Unity is Tyranny
Professor Yeshayahu Leibovitz explains that the Tower of Babel narrative shows God’s mercy in dispersing man to create difference: “In a world that is of one language and a common speech, man is a complete slave because there is no greater tyranny than to have unity forced on people.”
Professor Jacques Derrida explains that “The ‘tower of Babel’ does not merely figure the irreducible multiplicity of tongues; it exhibits an incompletion, the impossibility of finishing, of totalizing, or saturating, of completing something on the order of edification, architectural construction, system and architectonics.”
In the biblical text, the people say, “Come, let us build ourselves a city, with a tower that reaches to the heavens, so that we may make a name for ourselves.”
A tower leading to the heavens, to the gate of the gods, made of brick instead of stone, was the first project in earthly hegemon; a progressive one, technologically advanced, meta-physical, rational, categorical, and pursued in the name of recognition, for having a name, to finally reach the divide between the cosmos and the heavens.
But the people fail, they do not reach their liminal threshold, their border, their door, their wall. The gods scatter them because, “If as one people speaking the same language they have begun to do this, then nothing they plan to do will be impossible for them.
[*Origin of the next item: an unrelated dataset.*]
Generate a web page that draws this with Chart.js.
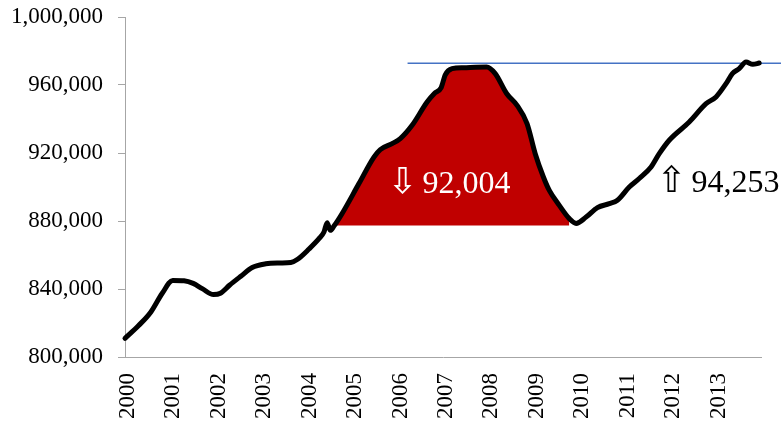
<!DOCTYPE html>
<html>
<head>
<meta charset="utf-8">
<script src="https://cdn.jsdelivr.net/npm/chart.js@4.4.1/dist/chart.umd.min.js"></script>
<style>
    html, body { margin: 0; padding: 0; background: #fff; }
    #wrap { width: 781px; height: 425px; }
</style>
</head>
<body>
<div id="wrap"><canvas id="chart"></canvas></div>
<script>
// series (decimal year, value)
const pointYears = [
    2000.00, 2000.30, 2000.57, 2000.82, 2001.05, 2001.30, 2001.50, 2001.70, 2001.95, 2002.10,
    2002.30, 2002.55, 2002.80, 2003.10, 2003.40, 2003.65, 2003.80, 2004.05, 2004.27, 2004.38,
    2004.45, 2004.52, 2004.60, 2004.78, 2005.15, 2005.48, 2005.62, 2005.88, 2006.06, 2006.32,
    2006.65, 2006.81, 2006.96, 2007.05, 2007.20, 2007.45, 2007.96, 2008.15, 2008.40, 2008.63,
    2008.85, 2009.03, 2009.21, 2009.34, 2009.56, 2009.78, 2009.93, 2010.15, 2010.40, 2010.66,
    2010.84, 2011.10, 2011.32, 2011.58, 2011.76, 2011.98, 2012.42, 2012.79, 2013.01, 2013.23,
    2013.37, 2013.52, 2013.67, 2013.82, 2013.96
];
const pointValues = [
    811000, 818500, 826500, 837500, 845000, 844800, 843300, 840200, 836700, 837500,
    842200, 847500, 852600, 854800, 855300, 855600, 857500, 863500, 869600, 873500,
    879000, 874500, 877000, 884400, 902000, 917600, 922000, 925500, 928500, 936300,
    950000, 955000, 958500, 966000, 969600, 970200, 970600, 966700, 955000, 948000,
    937300, 919600, 905900, 898000, 889200, 881400, 878600, 882300, 887900, 890200,
    892200, 900000, 905000, 911800, 919600, 927500, 938200, 949000, 953000, 960800,
    966700, 969600, 973500, 972200, 972900
];
const yearLabels = [2000, 2001, 2002, 2003, 2004, 2005, 2006, 2007, 2008, 2009, 2010, 2011, 2012, 2013];

// shaded drop between the two troughs
const dropStart = 2004.60;
const dropEnd = 2009.80;
const dropBase = 877300;

// reference level (latest value)
const levelYears = [2006.22, 2014.44];
const levelValue = 972850;

const notes = [
    { arrow: '\u21E9', text: '92,004', x: 2005.89, y: 896650, color: '#ffffff' },
    { arrow: '\u21E7', text: '94,253', x: 2011.81, y: 897240, color: '#000000' }
];

const mainData = pointYears.map((yr, i) => ({ x: yr, y: pointValues[i] }));
const dropData = mainData.filter(p => p.x >= dropStart && p.x <= dropEnd);
const levelData = levelYears.map(yr => ({ x: yr, y: levelValue }));

const axisGrey = '#a6a6a6';
const serif = '"Liberation Serif", "Times New Roman", serif';

const notesPlugin = {
    id: 'notes',
    afterDatasetsDraw(chart) {
        const { ctx, scales: { x, y } } = chart;
        notes.forEach(n => {
            const px = x.getPixelForValue(n.x);
            const py = y.getPixelForValue(n.y);
            ctx.save();
            ctx.fillStyle = n.color;
            ctx.textBaseline = 'alphabetic';
            ctx.textAlign = 'left';
            ctx.font = '36px "DejaVu Sans"';
            ctx.fillText(n.arrow, px - 5, py);
            ctx.font = '32px ' + serif;
            ctx.fillText(n.text, px + 30, py);
            ctx.restore();
        });
    }
};

new Chart(document.getElementById('chart'), {
    type: 'line',
    data: {
        datasets: [
            {
                data: mainData,
                borderColor: '#000000',
                borderWidth: 5,
                borderCapStyle: 'round',
                borderJoinStyle: 'round',
                pointRadius: 0,
                cubicInterpolationMode: 'monotone',
                fill: false,
                clip: false,
                order: 1
            },
            {
                data: dropData,
                borderWidth: 0,
                borderColor: 'rgba(0,0,0,0)',
                backgroundColor: '#c00000',
                pointRadius: 0,
                cubicInterpolationMode: 'monotone',
                fill: { value: dropBase },
                clip: false,
                order: 2
            },
            {
                data: levelData,
                borderColor: '#4472c4',
                borderWidth: 1.5,
                pointRadius: 0,
                fill: false,
                clip: false,
                order: 3
            }
        ]
    },
    options: {
        responsive: true,
        maintainAspectRatio: false,
        animation: false,
        events: [],
        layout: { padding: { top: 17, right: 20, left: 0, bottom: 0 } },
        plugins: { legend: { display: false }, tooltip: { enabled: false } },
        scales: {
            x: {
                type: 'linear',
                min: 2000,
                max: 2014,
                afterBuildTicks: scale => { scale.ticks = yearLabels.map(v => ({ value: v })); },
                afterFit: scale => {
                    scale.height = 68;
                    scale.paddingLeft = 0;
                    scale.paddingRight = 0;
                },
                grid: { display: false, drawTicks: false },
                border: { display: true, color: axisGrey, width: 1 },
                ticks: {
                    autoSkip: false,
                    minRotation: 90,
                    maxRotation: 90,
                    padding: 16,
                    labelOffset: 3,
                    color: '#000',
                    font: { family: serif, size: 23 },
                    callback: v => String(v)
                }
            },
            y: {
                min: 800000,
                max: 1000000,
                afterFit: scale => {
                    scale.width = 125;
                    scale.paddingTop = 0;
                    scale.paddingBottom = 0;
                },
                grid: { drawOnChartArea: false, drawTicks: true, tickLength: 7, color: axisGrey },
                border: { display: true, color: axisGrey, width: 1 },
                ticks: {
                    stepSize: 40000,
                    padding: 15,
                    color: '#000',
                    font: { family: serif, size: 23 },
                    callback: v => v.toLocaleString('en-US')
                }
            }
        }
    },
    plugins: [notesPlugin]
});
</script>
</body>
</html>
Let us go down and confuse their language so they will not understand each other.”
A reminder from Derrida, which is self-evident in Hebrew, is that here ‘confusion’ is used metonymically for ‘babel’; Babel is at once The Gate of God and The Great Confusion.
What happens next is perhaps unexpected: once dispersed the people stop building, and the Tower is left deconstructed. But nevertheless, the seekers find the identity they sought. But it was not unified, nay, it never could be. There could only be identities; infinite, like the cosmos.
The builders of the Tower, the nameseekers, wanted a collective recognition, one that erased distinction and watered the desert between the divine and the profane. They wanted, as a group, an identity that signaled accomplishment, completion, power, conquest, totality.
Deserted, the Tower crumbled. But for a time, it remained, half-built and forgotten, not destroyed by the godhead but abandoned by the people.
The heavens remained out of reach, as always, and the people gained language as a confused and fluid tool of division and independence. With languages and names people could no longer understand one another. Bewildered they continued, divinely confused and unfinished, living with the rubble. And the story goes on.
The project of the Tower of Babel, to bind the heavens and the earth, to pursue utopia, to wish for the eschaton, is an exercise of hegemonic fantasy.
The scatter is necessary. The confusion is babel—a doorway to god, the name of the gods as well as the gods’ name for us; and our names for each other.
Cacophony is the order of the political. A pluralist and diverse mess where tyranny cannot live, where the polis is relegated and delegated by chaos, a fermenting chaos that births life and moves it.
I’ll close with Benjamin’s divine violence, a violence not based in law but that exists in spite of it; a violence that liberates from the harmful violence of order and universalism; one that undermines the implicit horrors of a social contract; a violence that obliterates the terranean impulse to reach for the stars.